**Data section**:
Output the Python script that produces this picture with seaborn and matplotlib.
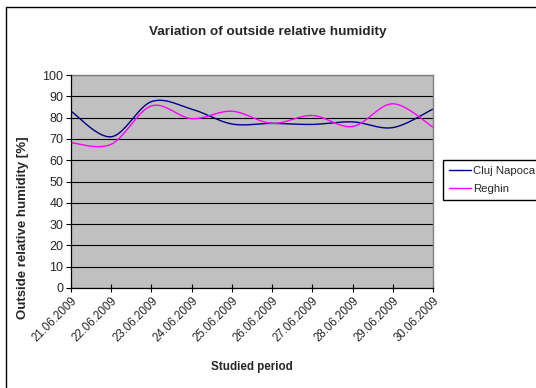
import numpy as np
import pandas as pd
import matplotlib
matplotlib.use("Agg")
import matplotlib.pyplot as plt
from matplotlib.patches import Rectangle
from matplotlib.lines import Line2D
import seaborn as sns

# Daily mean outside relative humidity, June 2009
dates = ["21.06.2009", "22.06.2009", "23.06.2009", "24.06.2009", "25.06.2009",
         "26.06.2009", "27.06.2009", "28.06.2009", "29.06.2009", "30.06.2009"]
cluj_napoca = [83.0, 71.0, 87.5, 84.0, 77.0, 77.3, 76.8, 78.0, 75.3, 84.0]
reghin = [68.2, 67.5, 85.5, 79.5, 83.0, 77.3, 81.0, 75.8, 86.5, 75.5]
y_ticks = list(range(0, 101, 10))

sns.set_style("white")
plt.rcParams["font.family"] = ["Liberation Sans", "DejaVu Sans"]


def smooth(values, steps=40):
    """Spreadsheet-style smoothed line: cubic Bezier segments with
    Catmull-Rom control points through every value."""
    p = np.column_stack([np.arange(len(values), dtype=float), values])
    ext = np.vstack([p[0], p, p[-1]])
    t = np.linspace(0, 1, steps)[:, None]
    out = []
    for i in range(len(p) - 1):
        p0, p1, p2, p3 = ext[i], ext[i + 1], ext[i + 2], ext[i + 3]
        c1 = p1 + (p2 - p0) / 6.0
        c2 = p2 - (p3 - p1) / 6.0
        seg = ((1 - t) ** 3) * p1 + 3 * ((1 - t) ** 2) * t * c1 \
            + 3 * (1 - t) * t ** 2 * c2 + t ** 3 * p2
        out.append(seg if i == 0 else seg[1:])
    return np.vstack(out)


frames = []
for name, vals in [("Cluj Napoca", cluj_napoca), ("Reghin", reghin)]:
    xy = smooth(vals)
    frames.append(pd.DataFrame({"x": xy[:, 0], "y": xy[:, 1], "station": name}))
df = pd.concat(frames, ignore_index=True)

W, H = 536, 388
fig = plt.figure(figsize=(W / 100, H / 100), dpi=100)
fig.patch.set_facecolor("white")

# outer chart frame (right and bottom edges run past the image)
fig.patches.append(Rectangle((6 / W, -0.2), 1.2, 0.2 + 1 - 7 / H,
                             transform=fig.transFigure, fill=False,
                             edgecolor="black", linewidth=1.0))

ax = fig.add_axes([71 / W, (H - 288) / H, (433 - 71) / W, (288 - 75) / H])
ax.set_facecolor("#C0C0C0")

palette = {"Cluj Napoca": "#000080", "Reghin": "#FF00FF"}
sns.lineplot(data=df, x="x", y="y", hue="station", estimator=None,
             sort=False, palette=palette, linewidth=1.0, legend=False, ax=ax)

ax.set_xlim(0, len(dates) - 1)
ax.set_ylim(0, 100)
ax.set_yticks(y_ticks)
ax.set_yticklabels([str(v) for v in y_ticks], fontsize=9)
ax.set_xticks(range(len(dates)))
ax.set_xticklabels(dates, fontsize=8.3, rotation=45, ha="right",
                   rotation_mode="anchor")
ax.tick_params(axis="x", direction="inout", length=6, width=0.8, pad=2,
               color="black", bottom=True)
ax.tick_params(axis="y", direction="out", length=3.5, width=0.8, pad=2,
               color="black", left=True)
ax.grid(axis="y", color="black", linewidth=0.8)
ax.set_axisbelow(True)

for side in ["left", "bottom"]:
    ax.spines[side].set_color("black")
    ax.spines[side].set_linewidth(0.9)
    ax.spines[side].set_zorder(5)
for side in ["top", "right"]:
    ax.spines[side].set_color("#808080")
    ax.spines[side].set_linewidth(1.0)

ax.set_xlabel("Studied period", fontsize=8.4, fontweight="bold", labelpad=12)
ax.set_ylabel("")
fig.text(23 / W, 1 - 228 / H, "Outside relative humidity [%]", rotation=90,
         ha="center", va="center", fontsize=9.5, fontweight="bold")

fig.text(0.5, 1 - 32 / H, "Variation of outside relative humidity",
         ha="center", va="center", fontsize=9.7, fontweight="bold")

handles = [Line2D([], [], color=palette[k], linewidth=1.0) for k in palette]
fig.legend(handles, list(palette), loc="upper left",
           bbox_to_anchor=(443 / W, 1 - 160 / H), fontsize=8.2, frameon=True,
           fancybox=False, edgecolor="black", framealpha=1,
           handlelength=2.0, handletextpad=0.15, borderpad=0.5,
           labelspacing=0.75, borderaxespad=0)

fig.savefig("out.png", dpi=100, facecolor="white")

**Your goal**: Skip the pictures and restate exactly the lines from the beginning of the listing to the line with "import seaborn as sns", that line included.

**Result**:
Output the Python script that produces this picture with seaborn and matplotlib.
import numpy as np
import pandas as pd
import matplotlib
matplotlib.use("Agg")
import matplotlib.pyplot as plt
from matplotlib.patches import Rectangle
from matplotlib.lines import Line2D
import seaborn as sns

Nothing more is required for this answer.